The arena hosts the majority of IWRG's shows and all of the promotion's major shows such as the IWRG Anniversary Shows as well as the Arena Naucalpan Anniversary Shows, held each December around December 21.

History
The location at Calle Jardín 19, Naucalpan Centro, 53000 Naucalpan de Juárez, México, Mexico was originally an indoor roller rink for the locals in the late part of the 1950s known as Cafe Algusto. By the early-1960s the building was sold and turned into "Arena KO Al Gusto" and became a local lucha libre or professional wrestling arena, with a ring permanently set up in the center of the building. Promoter Adolfo Moreno began holding shows on a regular basis from the late 1960s, working with various Mexican promotions such as Empresa Mexicana de Lucha Libre (EMLL) to bring lucha libre to Naucalpan. The earliest match reports from Arena KO Al Gusto are dated December 12, 1962 with a main event battle royal that featured wrestler-turned-promoter Adolfo Moreno as one of the participants. By the mid-1970s the existing building was so run down that it was no longer suitable for hosting any events. Moreno bought the old build and had it demolished, building Arena Naucalpan on the same location, becoming the permanent home of Promociones Moreno.

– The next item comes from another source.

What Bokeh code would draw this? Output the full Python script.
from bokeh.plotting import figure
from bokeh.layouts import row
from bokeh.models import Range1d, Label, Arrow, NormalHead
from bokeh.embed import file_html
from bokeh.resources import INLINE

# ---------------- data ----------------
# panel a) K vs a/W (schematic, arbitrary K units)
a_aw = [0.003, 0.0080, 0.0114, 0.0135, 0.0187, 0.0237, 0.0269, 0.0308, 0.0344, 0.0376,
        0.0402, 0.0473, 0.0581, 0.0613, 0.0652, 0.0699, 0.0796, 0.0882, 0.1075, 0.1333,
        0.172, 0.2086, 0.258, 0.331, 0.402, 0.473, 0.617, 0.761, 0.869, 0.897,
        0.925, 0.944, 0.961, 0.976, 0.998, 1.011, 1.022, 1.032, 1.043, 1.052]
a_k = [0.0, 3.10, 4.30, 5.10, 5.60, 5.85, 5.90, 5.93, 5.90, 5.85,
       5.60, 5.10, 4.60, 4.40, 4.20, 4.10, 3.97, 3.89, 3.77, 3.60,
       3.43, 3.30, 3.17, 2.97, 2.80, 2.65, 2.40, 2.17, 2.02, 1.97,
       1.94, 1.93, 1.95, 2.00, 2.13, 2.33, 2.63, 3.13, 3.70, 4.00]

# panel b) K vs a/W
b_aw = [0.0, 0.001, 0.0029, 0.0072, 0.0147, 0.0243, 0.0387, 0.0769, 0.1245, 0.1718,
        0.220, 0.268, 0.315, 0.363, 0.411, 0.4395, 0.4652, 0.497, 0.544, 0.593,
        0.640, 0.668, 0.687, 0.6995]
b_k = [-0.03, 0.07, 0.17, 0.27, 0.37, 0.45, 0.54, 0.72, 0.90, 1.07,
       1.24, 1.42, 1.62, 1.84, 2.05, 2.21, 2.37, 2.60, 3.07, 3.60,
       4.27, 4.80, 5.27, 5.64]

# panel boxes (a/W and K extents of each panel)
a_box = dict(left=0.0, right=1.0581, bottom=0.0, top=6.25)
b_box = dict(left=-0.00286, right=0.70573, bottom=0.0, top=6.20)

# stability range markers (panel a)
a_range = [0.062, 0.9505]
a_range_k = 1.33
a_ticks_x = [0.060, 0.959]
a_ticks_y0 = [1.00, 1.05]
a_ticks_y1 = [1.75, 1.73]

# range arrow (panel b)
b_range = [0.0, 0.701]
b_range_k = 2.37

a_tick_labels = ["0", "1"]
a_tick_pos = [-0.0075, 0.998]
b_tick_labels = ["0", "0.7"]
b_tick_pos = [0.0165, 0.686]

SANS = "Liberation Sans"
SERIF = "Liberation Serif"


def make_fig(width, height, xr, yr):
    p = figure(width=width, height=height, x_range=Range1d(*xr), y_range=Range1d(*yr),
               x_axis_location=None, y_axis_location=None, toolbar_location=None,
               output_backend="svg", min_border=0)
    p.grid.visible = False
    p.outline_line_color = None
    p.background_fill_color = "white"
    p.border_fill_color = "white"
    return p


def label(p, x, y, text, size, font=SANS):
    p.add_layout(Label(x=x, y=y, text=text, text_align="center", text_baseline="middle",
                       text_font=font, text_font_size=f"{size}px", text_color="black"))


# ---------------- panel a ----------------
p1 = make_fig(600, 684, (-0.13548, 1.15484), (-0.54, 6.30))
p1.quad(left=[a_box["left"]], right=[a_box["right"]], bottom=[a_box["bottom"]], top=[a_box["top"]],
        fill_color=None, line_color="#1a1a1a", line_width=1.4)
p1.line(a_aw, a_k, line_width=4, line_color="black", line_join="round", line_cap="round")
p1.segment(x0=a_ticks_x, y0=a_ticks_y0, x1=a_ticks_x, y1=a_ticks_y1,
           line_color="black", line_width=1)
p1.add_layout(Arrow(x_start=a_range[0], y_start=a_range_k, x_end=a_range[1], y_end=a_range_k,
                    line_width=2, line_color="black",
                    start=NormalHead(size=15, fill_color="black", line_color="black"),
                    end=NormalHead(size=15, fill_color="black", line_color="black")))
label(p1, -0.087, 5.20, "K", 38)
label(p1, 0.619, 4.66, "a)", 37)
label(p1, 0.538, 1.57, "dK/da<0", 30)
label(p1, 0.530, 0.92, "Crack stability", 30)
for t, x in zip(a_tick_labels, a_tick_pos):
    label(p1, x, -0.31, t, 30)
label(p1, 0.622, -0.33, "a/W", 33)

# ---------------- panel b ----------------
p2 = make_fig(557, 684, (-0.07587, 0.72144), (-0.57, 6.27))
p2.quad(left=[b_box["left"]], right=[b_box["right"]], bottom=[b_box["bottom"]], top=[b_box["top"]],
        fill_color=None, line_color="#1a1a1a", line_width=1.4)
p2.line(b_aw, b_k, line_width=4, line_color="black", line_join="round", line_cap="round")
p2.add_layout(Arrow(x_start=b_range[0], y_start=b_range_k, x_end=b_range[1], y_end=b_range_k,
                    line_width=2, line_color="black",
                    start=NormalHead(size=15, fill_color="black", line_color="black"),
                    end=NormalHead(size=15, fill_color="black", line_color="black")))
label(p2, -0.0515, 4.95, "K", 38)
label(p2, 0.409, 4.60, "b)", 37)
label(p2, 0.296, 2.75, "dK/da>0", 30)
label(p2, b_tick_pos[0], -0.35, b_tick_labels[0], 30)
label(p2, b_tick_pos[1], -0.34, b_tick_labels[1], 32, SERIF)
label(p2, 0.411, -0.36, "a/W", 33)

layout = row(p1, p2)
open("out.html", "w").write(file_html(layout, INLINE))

Arena Naucalpan opened its doors for the first lucha libre show on December 17, 1977. From that point on the arena hosted regular weekly shows for Promociones Moreno and also hosted EMLL and later  Universal Wrestling Association (UWA) on a regular basis. In the 1990s the UWA folded and Promociones Moreno worked primarily with EMLL, now rebranded as Consejo Mundial de Lucha Libre (CMLL). From the mid-1990s Moreno would promote several Naucalpan championships, including the Naucalpan Tag Team Championship, Naucalpan Middleweight Championship and the Naucalpan Welterweight Championship, all sanctioned by the local boxing and wrestling commission.

In late 1995 Adolfo Moreno decided to create his own promotion, creating a regular roster instead of relying totally on wrestlers from other promotions, creating the International Wrestling Revolution Group (IWRG; sometimes referred to as Grupo Internacional Revolución in Spanish) on January 1, 1996. From that point on Arena Naucalpan became the main venue for IWRG, hosting the majority of their weekly shows and all of their major shows as well. With the creation of the IWRG Moreno abandoned the Naucalpan championships, instead introducing a series of IWRG branded championships, starting with the IWRG Intercontinental Middleweight Championship created on July 27, 1997, followed by the IWRG Intercontinental Heavyweight Championship two months later. IWRG also kept promoting the Distrito Federal Trios Championship, the only championship predating the foundation of the IWRG.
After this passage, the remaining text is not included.